NBC says it has a deal with Philips Electronics to be the single sponsor of "The Nightly News with Brian Williams" for an entire week, next week.
While that may be new for NBC, it isn't new for the challenging network new business.
Philips also did a similar single sponsorship deal with "60 Minutes" in October 2005. CNN has done single-sponsored news specials as well.
Perhaps less noticeable was the new "Dan Rather Reports" on HDNet--yes, that Dan Rather. For its debut, it had a single sponsor--by default--Patron Tequila brand. Why? It's the same problem HDNet has had with advertisers for some time, especially this past summer--not enough of them want to make high-def commercials.
So what can we learn from these events? They stem from the decade-old (or more) issue concerning complaints over TV advertising clutter. Through the '90s--and through the last several years--TV programmers have tried to squeeze more commercial time into TV shows.
Now with the explosion of new ways to get video, these messages are being more diluted. It's comforting to note that networks like NBC, CBS and others that air news --as well as HDNet, in sticking to its only-HD-ads plan--are hoping to make advertisers' messages more special.
Clutter is an issue that has only been compounded by digital platform demands.
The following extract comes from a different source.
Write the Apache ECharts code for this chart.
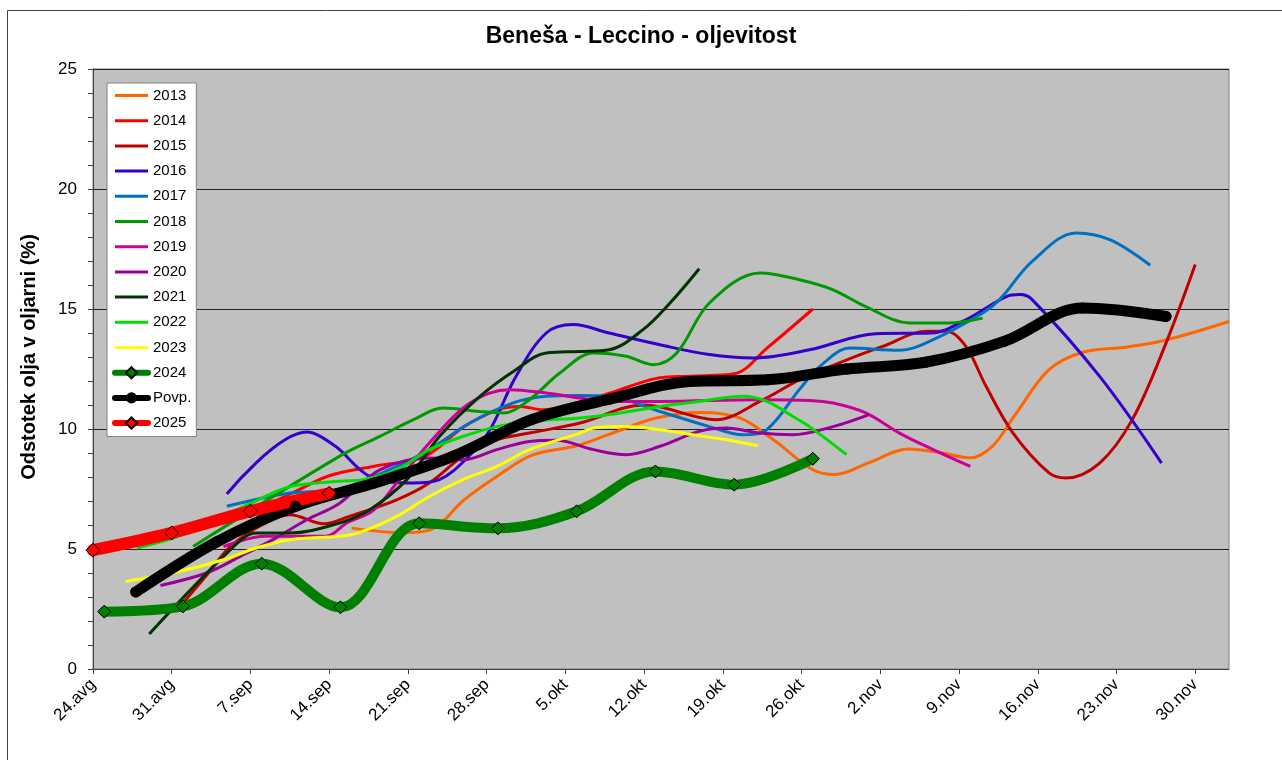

But those digital efforts have had a ricochet effect. Look at the ways networks are looking to standardize the selling of advertising on digital versions of their TV shows on their own Web sites. During a broadband airing of a traditional half-hour or hour-long show, networks offer up to a 10-second or 15-second pre-roll spot, followed by either three or four 30-second commercials--or spots of shorter length.
That's pretty close to what Philips is doing on NBC--running three spots, totaling one minute and 15 seconds, in the half-hour "Nightly News" shows.
NBC says there are other advertisers waiting in the wings for the chance to do similar stuff with its news programming. Some time back, Les Moonves, chairman of CBS Corp., hinted that CBS was considering a deal having one advertiser sponsor an entire evening on CBS' prime-time schedule.
All of which would seem there'll be less advertising coming--but no doubt priced at a new premium for the advertiser. That's how networks hope to make money in the digital age: less advertiser singing; more advertiser ka-chinging.